Shadow Complex starts players off taking control of Jason, who might as well be called Nathan Drake considering Nolan North (the voice of Drake in Uncharted) lends his voice to this character too. As expected, things aren’t going so smoothly with Jason and his newly found lady-friend as she gets kidnapped on what was supposed to be a fun hike in some caves. A sinister story unfolds with bad men in masks and as predicted, Jason is tasked with saving the girl and figuring out just what the heck he landed in the middle of.
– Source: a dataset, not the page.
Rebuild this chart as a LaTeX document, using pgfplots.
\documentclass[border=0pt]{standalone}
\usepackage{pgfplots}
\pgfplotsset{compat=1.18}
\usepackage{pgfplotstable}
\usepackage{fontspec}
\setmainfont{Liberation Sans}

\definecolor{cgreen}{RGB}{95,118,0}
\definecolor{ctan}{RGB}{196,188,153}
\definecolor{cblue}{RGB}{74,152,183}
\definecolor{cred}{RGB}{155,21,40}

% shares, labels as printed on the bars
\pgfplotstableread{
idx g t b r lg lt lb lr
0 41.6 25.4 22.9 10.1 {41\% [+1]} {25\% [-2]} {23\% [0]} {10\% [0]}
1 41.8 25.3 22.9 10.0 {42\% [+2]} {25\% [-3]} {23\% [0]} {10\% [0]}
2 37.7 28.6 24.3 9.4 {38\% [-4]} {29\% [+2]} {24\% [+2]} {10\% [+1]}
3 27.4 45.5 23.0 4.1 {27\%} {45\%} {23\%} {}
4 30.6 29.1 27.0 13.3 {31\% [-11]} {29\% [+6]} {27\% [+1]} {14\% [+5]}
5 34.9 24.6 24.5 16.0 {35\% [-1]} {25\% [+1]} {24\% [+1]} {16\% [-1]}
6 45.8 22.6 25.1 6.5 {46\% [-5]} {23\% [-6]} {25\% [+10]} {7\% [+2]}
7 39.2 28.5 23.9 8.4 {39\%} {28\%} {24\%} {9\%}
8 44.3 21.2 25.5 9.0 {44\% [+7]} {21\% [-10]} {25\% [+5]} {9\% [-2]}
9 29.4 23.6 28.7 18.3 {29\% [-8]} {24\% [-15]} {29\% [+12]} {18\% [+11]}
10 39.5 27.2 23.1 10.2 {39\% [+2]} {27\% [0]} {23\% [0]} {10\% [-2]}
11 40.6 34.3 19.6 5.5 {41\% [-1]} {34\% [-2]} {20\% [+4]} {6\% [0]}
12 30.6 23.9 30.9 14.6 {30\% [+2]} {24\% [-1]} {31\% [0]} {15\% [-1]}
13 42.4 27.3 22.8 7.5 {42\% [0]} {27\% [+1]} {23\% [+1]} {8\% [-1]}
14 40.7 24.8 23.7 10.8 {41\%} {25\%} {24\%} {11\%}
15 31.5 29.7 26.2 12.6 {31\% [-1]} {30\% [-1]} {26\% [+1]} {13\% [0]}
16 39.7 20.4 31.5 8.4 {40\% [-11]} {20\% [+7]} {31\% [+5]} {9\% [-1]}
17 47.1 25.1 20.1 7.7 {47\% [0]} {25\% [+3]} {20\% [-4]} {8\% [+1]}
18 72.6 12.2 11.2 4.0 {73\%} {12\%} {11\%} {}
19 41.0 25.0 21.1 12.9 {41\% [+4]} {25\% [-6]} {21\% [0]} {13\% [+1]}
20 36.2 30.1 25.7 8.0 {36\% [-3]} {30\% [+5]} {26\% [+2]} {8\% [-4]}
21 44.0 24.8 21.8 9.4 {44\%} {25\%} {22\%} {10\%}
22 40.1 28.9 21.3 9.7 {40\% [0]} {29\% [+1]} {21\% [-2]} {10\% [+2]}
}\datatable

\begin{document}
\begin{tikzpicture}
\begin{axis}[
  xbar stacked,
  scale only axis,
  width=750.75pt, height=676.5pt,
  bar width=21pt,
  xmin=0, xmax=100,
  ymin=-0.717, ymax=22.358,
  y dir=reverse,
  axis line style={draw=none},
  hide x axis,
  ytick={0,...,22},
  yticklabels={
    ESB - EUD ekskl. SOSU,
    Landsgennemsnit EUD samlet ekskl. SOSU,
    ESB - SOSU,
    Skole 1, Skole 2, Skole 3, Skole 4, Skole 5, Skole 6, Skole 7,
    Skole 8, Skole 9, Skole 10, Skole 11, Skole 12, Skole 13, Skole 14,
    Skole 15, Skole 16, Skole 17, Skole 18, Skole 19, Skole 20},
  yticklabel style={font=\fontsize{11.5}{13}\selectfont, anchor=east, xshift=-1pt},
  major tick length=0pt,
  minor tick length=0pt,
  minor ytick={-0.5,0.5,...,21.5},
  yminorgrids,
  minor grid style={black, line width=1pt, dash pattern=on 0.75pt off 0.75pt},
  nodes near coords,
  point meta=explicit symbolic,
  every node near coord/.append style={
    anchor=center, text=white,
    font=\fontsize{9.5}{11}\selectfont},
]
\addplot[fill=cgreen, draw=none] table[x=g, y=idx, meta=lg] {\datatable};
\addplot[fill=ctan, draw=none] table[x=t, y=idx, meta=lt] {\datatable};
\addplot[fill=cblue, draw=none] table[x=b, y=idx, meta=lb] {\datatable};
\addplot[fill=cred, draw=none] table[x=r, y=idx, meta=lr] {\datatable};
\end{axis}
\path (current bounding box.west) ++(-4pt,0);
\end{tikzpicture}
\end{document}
The perspective in Shadow Complex is something that may take a few minutes to get used to. The game looks 3D with its rich foregrounds and backgrounds but moves like a 2D game. I kept trying to head down paths in the background to follow enemies. Unlike a typical 2D side-scroller, enemies don’t just appear on both sides of the screen, but also at the top, bottom, and even in the background.
Luckily, the enemies are easy to shoot at thanks to the targeting system in this game. Weapons will auto-lock onto most enemies, but moving the right analog stick will manually aim a tracer from the weapon. Manually aiming comes in handy when trying to pick off enemies hanging out on platforms or in the background as well as targeting specific body parts. Yes, head shots also work.
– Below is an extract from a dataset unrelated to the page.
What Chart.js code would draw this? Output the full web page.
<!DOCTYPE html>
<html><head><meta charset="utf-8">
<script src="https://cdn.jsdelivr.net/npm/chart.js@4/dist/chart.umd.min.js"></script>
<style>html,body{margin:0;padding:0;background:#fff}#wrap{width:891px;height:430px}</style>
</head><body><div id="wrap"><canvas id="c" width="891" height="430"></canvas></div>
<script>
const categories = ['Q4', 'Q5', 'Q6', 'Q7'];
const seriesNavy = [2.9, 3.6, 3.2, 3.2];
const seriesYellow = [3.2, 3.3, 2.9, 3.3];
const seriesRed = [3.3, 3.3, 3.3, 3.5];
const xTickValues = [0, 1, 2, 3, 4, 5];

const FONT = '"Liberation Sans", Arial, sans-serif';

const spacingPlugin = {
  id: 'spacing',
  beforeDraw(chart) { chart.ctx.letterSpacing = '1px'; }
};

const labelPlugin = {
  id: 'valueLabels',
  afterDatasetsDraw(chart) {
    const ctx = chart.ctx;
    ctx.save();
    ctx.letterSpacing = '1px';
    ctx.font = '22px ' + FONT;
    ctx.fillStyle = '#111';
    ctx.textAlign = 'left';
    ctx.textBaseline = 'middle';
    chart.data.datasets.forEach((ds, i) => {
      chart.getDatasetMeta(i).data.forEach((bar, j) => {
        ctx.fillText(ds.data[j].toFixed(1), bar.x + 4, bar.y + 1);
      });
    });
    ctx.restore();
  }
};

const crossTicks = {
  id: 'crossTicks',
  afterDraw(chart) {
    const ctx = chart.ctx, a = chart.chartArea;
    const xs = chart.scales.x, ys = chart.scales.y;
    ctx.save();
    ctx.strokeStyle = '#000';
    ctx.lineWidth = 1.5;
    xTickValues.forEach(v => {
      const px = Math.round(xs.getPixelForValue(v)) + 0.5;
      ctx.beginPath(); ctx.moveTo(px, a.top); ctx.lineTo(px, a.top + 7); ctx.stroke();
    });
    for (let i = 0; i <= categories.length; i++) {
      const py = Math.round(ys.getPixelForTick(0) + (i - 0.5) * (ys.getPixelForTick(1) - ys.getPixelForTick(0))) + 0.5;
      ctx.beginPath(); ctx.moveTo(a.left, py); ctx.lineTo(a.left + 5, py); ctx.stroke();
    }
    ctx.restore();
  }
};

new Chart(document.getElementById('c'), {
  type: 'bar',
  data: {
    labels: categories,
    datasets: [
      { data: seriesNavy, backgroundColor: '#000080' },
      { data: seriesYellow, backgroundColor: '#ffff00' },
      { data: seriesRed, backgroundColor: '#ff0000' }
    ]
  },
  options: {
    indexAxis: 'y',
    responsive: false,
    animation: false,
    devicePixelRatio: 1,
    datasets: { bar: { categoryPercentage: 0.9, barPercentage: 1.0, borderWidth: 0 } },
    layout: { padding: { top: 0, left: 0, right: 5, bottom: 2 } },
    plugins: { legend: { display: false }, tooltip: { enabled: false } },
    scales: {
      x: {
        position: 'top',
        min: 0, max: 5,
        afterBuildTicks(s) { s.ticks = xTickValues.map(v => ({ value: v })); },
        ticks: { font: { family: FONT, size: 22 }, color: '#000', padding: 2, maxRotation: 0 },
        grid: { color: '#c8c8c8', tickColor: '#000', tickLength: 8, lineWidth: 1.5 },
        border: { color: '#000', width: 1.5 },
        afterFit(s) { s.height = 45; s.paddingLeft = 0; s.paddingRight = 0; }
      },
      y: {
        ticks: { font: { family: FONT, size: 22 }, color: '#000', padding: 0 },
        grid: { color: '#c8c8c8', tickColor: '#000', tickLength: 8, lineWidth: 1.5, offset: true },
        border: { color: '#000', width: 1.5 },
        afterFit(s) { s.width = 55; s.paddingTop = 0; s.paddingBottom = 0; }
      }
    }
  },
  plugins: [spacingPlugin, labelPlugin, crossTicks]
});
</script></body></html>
Weapons and upgrades are introduced at a logical pace without overwhelming the player. Despite the amount of backtracking in the game, it never feels like a chore because there’s always a new toy to play with, a new route to open or a proverbial carrot at the end of the stick. In the later half of the game, when cooler and cooler upgrades get picked up, controlling Jason gets more exhilarating as he gets closer and closer to being practically invincible. One thing the game does well is not make older upgrades seem obsolete. Each upgrade has a time and place.
As players progress through the game, the care the artists put into each area becomes apparent. The different locales such as the cold, sterile interiors feel so distinct from the lush, sunny exteriors. The under-water sections feel like they’re actually underwater and the floating debris scattered throughout lends extra realism to the water.
Model animations are also gorgeous. I couldn’t help but stare and laugh the first time an enemy I shot down dangled from a balcony only to fall screaming to his death a few seconds later. When I noticed that Jason does a slide when he quickly switches directions while running, I knew that special care was given to this game.
In terms of game-play, it’s been a while since I played a 2D game that was this satisfying. Shadow Complex lets players run into a room, guns blazing if they’re fearless. If players lean more toward the Metal Gear Solid type of tactics, it’s also possible to sneak up to enemies and perform a bone-crunching melee finisher. Towards the later half of the game, the amount of weapons and projectiles available made disposing of enemies like an all-you-can eat buffet: options galore!
Although most of the game is straight-forward, Shadow Complex throws in a handful of fairly easy puzzles. They are logical enough that players shouldn’t get boggled down too much. The few times I did get stuck, it was because I overlooked something obvious in the room or forgot to use my flashlight. I especially enjoyed the little tricks the designers put in to deal with rooms full of enemies. Here’s a hint: plumbing + grenade.
For the amount of polish put into Shadow Complex, I expected boss fights to be nothing short of fantastic. They don’t disappoint. They’re not the hardest or trickiest fights (I’d like to give Castlevania that award) but they’re distinct, rewarding and the fireworks that come out of a defeated boss are certainly very satisfying.
Some may say that Shadow Complex is a short game, but I think its length is perfect. There isn’t a lot of filler, so things don’t get repetitive. The achievements that pop up throughout the game gives a sense of accomplishment and for those who are big achievement-mongers, there are tons to unlock in subsequent play-throughs, as well as leaderboards for speed runs and completionists.
In the end, Shadow Complex is a highly entertaining, aesthetically pleasing, enjoyable game. The range of difficulty settings caters to players of all levels. Its high production values, rewarding gameplay, and replayability makes it an absolute steal at $15 on the Xbox Marketplace.